Addictive relationships may involve alcohol, drugs, gambling, pornography or other potentially mood-altering behaviours but relationships with other people can fit this pattern too. These are the ones frequently described as co-dependent. Co-dependency is based on two — usually unconscious — aims which, in the attempt to regulate felt experience, work hand in hand.
Generally topping the list of negative feelings is anxiety. Such anxiety may be triggered in various ways during the relationship and, in particular, through the other person’s approach to it. The closer the relationship is or the more riding on it emotionally, the greater the potential for anxiety. Anxiety arises from fear of loss, which may come in the form of rejection, abandonment, abuse, punishment, indifference, neglect, withholding or betrayal; even death. The positive feelings sought will include love, acceptance, approval, reassurance, relief, comfort and even simply, presence. The present-day relationship may re-enact the formative (or deforming) ones of childhood.
The co-dependent person tends to relate almost exclusively to the other person as the potential source of both negative and positive feelings. They “manage” themselves in the relationship accordingly. This self-management is often driven by an unmet primal need and, therefore, by a degree of desperation, especially at times when the chance of good feelings seems increasingly remote and the threat of negative ones constant.
Like people with other addictions, the co-dependent person struggles to gain control over the “drug”, in this case the other person.
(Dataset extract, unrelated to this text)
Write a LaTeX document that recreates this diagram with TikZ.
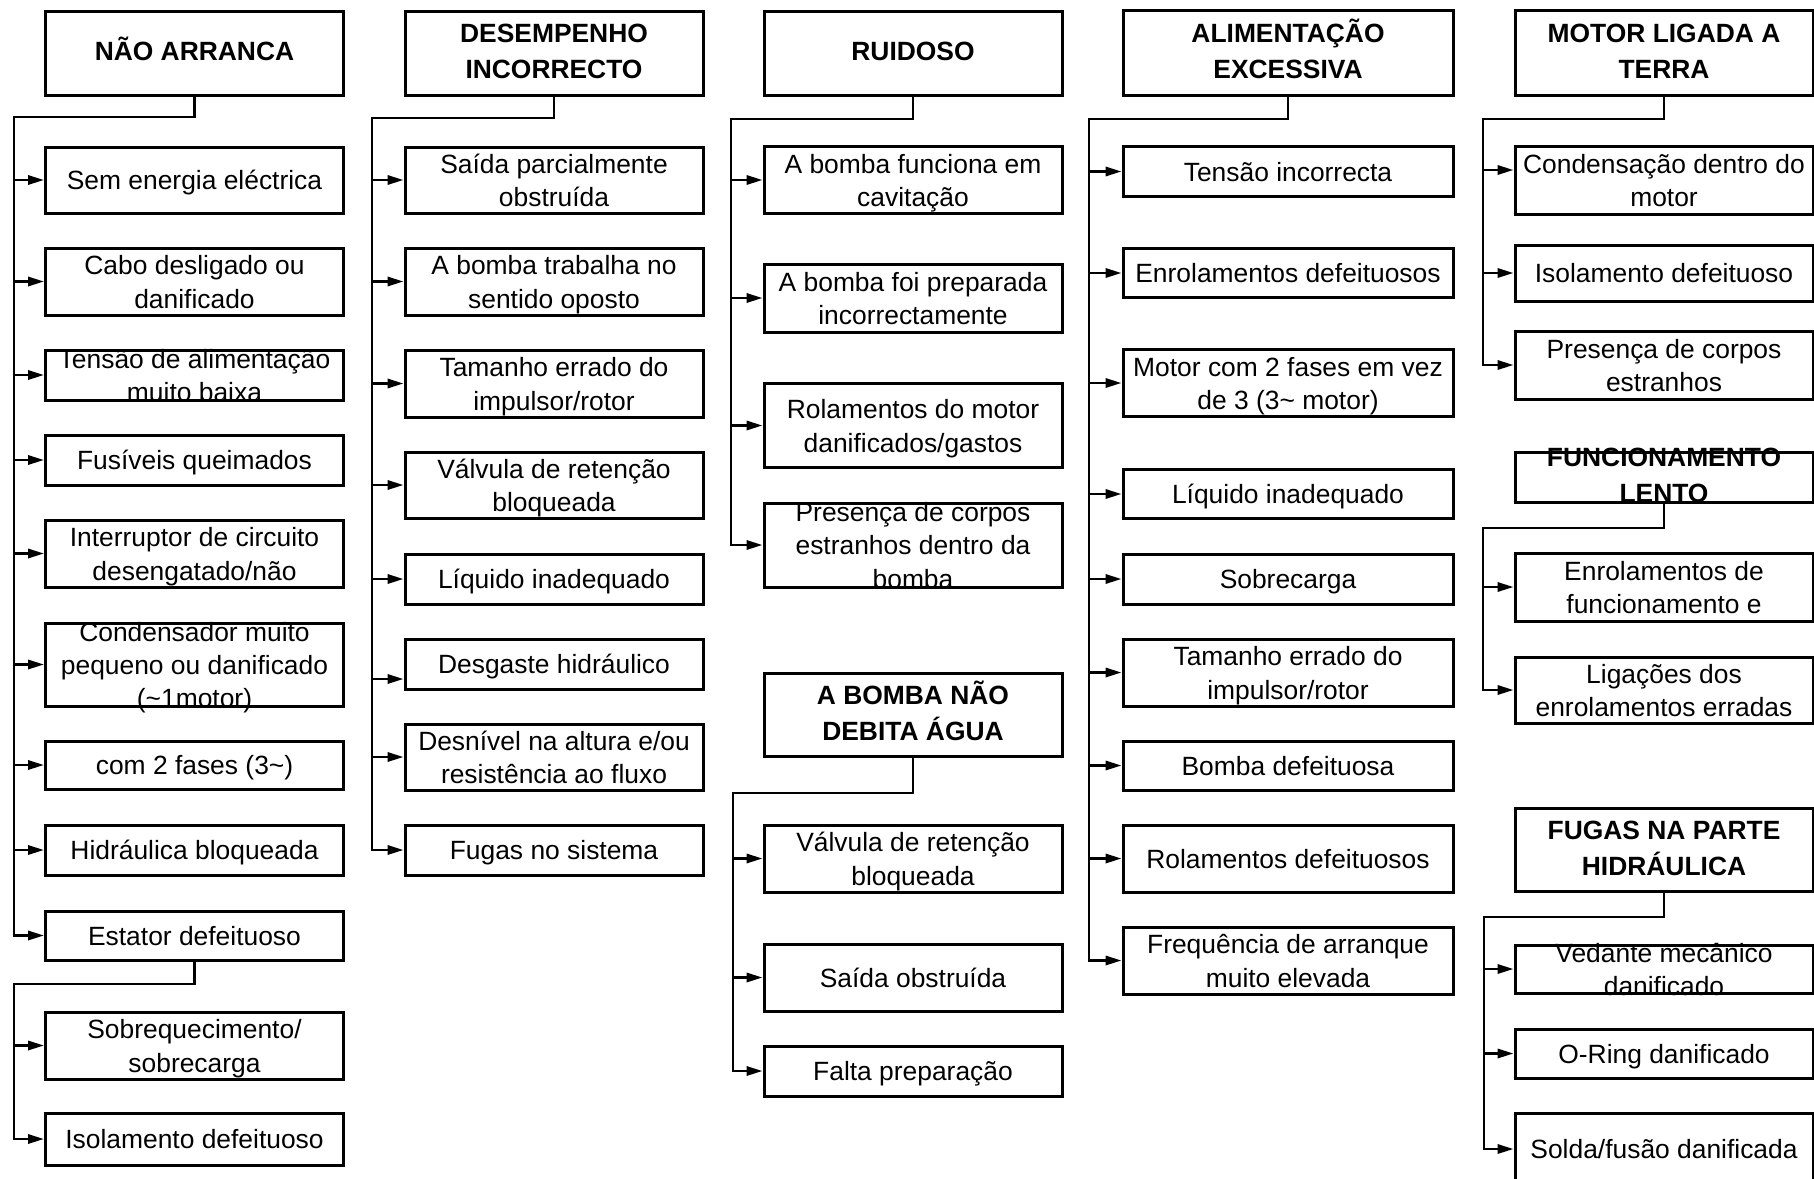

As their dependence deepens and while at the same time control almost invariably eludes them, they resort to all manner of devices to secure what they need and to avoid what they fear. This will include a range of manipulations, including the suppression, distortion, compromising and ultimately loss, of their true self. There is an underlying assumption, belief and ultimately, hope that the way they behave in the relationship will determine whether they succeed in the struggle for control.
As with other addictive modes, preoccupation with the drug of choice increases, in this case with the other person’s moods and behaviours. A person’s own needs, likes and interests are neglected or subordinated. Co-dependent relationships typically involve one participant trying to control while the other endeavours to resist or escape control, including in the latter instance, through an addictive relationship with a mood-altering substance or behaviour.
Recovery begins by openly acknowledging the existence of a problem, being willing to understand it and to take responsibility for facing up to doing what is necessary to change. It means the individual taking the emotional risks involved in becoming their own, self-directed person.